At the Academy of Fine Arts in Prague, the atmosphere was more traditional, yet the studio I attended was more progressive, with openness and an empathetic approach to discussion. At the same time, I began to exhibit my work more publicly in galleries and to reflect on my practice within this context. In Helsinki, the system was set up differently, perhaps less personal. You didn’t attend a studio with a single professor, but instead chose specific tutors for consultations based on your needs. There was excellent support and a very good environment for working. I also appreciated the opportunity to exhibit at a gallery in the city center, and I still remember another show I took part in inside a kind of crazy underground bunker that you had to climb down into using a ladder.
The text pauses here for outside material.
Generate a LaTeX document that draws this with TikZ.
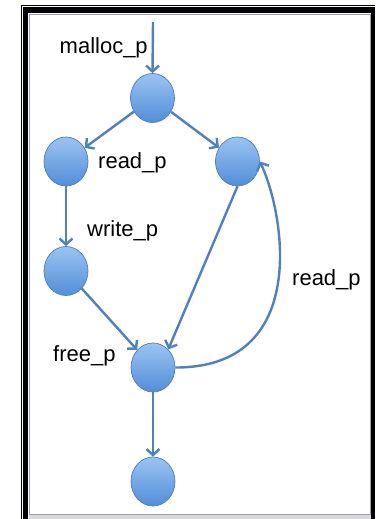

During my stay, alongside my canvas paintings, I was obsessively drawing and painting on exhibition texts, newspapers, flyers, and printed matter I collected, all in Finnish, a language I didn’t understand at all. Later, I photographed these drawings and turned them into a video where the images drift across the screen like over a water surface, or like scrolling on a mobile phone. In Finland, I was also deeply enriched by the local environment and the landscape, which I explored through occasional travels.
Five years later, I returned to Helsinki for an exhibition at the Czech Embassy in Finland, where I presented a series of paintings and drawings together with objects and a short film, a kind of romantic, dreamlike piece about a flutist wandering through the landscape.”